## Dataset content:
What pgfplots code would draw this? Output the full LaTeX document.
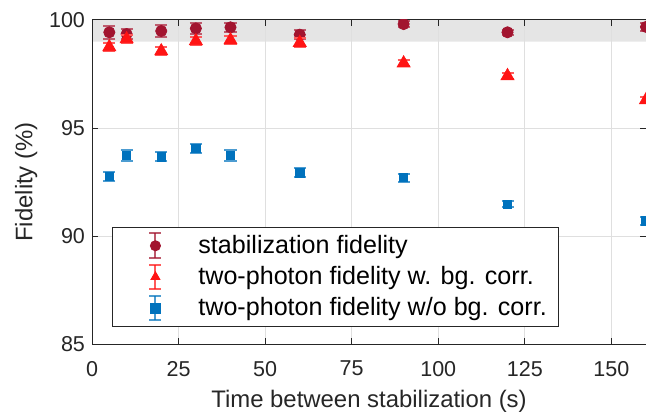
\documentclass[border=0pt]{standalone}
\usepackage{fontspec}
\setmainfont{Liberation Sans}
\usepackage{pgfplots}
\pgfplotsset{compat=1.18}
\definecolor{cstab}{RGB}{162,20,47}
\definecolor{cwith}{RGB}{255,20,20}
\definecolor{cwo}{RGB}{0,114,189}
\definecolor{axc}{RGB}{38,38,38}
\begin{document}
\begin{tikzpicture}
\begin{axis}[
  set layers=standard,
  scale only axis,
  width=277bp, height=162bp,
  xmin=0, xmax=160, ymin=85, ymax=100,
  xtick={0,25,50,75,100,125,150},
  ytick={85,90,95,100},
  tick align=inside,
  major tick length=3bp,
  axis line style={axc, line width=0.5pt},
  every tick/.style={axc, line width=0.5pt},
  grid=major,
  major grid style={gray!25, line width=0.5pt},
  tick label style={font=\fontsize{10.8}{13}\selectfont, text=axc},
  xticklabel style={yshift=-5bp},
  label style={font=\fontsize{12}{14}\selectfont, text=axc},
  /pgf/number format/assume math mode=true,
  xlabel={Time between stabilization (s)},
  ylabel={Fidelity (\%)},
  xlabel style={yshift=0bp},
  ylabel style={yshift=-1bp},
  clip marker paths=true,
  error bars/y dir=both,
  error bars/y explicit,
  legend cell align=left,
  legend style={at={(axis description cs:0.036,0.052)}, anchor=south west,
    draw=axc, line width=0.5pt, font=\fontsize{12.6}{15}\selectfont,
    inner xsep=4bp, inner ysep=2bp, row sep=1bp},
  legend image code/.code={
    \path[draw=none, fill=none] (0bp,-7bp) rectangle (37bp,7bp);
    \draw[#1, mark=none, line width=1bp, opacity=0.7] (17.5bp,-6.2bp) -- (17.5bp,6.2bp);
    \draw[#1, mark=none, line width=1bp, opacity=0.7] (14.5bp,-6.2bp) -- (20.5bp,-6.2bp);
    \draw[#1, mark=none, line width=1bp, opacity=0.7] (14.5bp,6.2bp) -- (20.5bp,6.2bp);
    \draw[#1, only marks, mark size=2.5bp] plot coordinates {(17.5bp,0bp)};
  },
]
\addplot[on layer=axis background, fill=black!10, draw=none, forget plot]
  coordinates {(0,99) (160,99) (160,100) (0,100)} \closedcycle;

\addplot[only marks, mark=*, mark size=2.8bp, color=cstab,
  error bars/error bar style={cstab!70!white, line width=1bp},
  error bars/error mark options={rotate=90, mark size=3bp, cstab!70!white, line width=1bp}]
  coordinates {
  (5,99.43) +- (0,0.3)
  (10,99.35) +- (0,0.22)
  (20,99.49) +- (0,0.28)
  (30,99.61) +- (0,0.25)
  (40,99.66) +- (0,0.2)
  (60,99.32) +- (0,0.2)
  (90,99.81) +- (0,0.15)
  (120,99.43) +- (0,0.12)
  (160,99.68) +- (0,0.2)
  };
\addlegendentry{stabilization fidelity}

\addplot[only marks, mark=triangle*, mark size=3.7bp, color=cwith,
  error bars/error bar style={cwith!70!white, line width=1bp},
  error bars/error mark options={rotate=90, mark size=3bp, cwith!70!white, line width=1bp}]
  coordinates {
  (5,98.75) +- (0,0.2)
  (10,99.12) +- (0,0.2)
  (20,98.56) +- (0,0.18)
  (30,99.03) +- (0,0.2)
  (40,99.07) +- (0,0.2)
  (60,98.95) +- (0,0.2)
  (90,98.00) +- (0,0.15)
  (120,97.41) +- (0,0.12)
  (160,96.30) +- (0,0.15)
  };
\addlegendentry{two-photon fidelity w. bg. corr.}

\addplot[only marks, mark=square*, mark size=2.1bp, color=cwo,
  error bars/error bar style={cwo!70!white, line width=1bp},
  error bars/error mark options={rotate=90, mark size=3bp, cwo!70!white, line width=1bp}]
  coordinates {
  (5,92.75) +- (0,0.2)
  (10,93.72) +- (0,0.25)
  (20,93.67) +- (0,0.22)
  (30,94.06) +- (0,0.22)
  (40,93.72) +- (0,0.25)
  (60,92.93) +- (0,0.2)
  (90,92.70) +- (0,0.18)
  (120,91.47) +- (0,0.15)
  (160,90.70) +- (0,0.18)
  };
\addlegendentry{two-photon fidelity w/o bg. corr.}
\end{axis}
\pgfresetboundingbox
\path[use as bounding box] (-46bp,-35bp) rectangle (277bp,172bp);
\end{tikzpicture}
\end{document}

## Instruction:
Print the whole listing above once more, word for word, without its pictures.

## Answer for the task:
What pgfplots code would draw this? Output the full LaTeX document.
\documentclass[border=0pt]{standalone}
\usepackage{fontspec}
\setmainfont{Liberation Sans}
\usepackage{pgfplots}
\pgfplotsset{compat=1.18}
\definecolor{cstab}{RGB}{162,20,47}
\definecolor{cwith}{RGB}{255,20,20}
\definecolor{cwo}{RGB}{0,114,189}
\definecolor{axc}{RGB}{38,38,38}
\begin{document}
\begin{tikzpicture}
\begin{axis}[
  set layers=standard,
  scale only axis,
  width=277bp, height=162bp,
  xmin=0, xmax=160, ymin=85, ymax=100,
  xtick={0,25,50,75,100,125,150},
  ytick={85,90,95,100},
  tick align=inside,
  major tick length=3bp,
  axis line style={axc, line width=0.5pt},
  every tick/.style={axc, line width=0.5pt},
  grid=major,
  major grid style={gray!25, line width=0.5pt},
  tick label style={font=\fontsize{10.8}{13}\selectfont, text=axc},
  xticklabel style={yshift=-5bp},
  label style={font=\fontsize{12}{14}\selectfont, text=axc},
  /pgf/number format/assume math mode=true,
  xlabel={Time between stabilization (s)},
  ylabel={Fidelity (\%)},
  xlabel style={yshift=0bp},
  ylabel style={yshift=-1bp},
  clip marker paths=true,
  error bars/y dir=both,
  error bars/y explicit,
  legend cell align=left,
  legend style={at={(axis description cs:0.036,0.052)}, anchor=south west,
    draw=axc, line width=0.5pt, font=\fontsize{12.6}{15}\selectfont,
    inner xsep=4bp, inner ysep=2bp, row sep=1bp},
  legend image code/.code={
    \path[draw=none, fill=none] (0bp,-7bp) rectangle (37bp,7bp);
    \draw[#1, mark=none, line width=1bp, opacity=0.7] (17.5bp,-6.2bp) -- (17.5bp,6.2bp);
    \draw[#1, mark=none, line width=1bp, opacity=0.7] (14.5bp,-6.2bp) -- (20.5bp,-6.2bp);
    \draw[#1, mark=none, line width=1bp, opacity=0.7] (14.5bp,6.2bp) -- (20.5bp,6.2bp);
    \draw[#1, only marks, mark size=2.5bp] plot coordinates {(17.5bp,0bp)};
  },
]
\addplot[on layer=axis background, fill=black!10, draw=none, forget plot]
  coordinates {(0,99) (160,99) (160,100) (0,100)} \closedcycle;

\addplot[only marks, mark=*, mark size=2.8bp, color=cstab,
  error bars/error bar style={cstab!70!white, line width=1bp},
  error bars/error mark options={rotate=90, mark size=3bp, cstab!70!white, line width=1bp}]
  coordinates {
  (5,99.43) +- (0,0.3)
  (10,99.35) +- (0,0.22)
  (20,99.49) +- (0,0.28)
  (30,99.61) +- (0,0.25)
  (40,99.66) +- (0,0.2)
  (60,99.32) +- (0,0.2)
  (90,99.81) +- (0,0.15)
  (120,99.43) +- (0,0.12)
  (160,99.68) +- (0,0.2)
  };
\addlegendentry{stabilization fidelity}

\addplot[only marks, mark=triangle*, mark size=3.7bp, color=cwith,
  error bars/error bar style={cwith!70!white, line width=1bp},
  error bars/error mark options={rotate=90, mark size=3bp, cwith!70!white, line width=1bp}]
  coordinates {
  (5,98.75) +- (0,0.2)
  (10,99.12) +- (0,0.2)
  (20,98.56) +- (0,0.18)
  (30,99.03) +- (0,0.2)
  (40,99.07) +- (0,0.2)
  (60,98.95) +- (0,0.2)
  (90,98.00) +- (0,0.15)
  (120,97.41) +- (0,0.12)
  (160,96.30) +- (0,0.15)
  };
\addlegendentry{two-photon fidelity w. bg. corr.}

\addplot[only marks, mark=square*, mark size=2.1bp, color=cwo,
  error bars/error bar style={cwo!70!white, line width=1bp},
  error bars/error mark options={rotate=90, mark size=3bp, cwo!70!white, line width=1bp}]
  coordinates {
  (5,92.75) +- (0,0.2)
  (10,93.72) +- (0,0.25)
  (20,93.67) +- (0,0.22)
  (30,94.06) +- (0,0.22)
  (40,93.72) +- (0,0.25)
  (60,92.93) +- (0,0.2)
  (90,92.70) +- (0,0.18)
  (120,91.47) +- (0,0.15)
  (160,90.70) +- (0,0.18)
  };
\addlegendentry{two-photon fidelity w/o bg. corr.}
\end{axis}
\pgfresetboundingbox
\path[use as bounding box] (-46bp,-35bp) rectangle (277bp,172bp);
\end{tikzpicture}
\end{document}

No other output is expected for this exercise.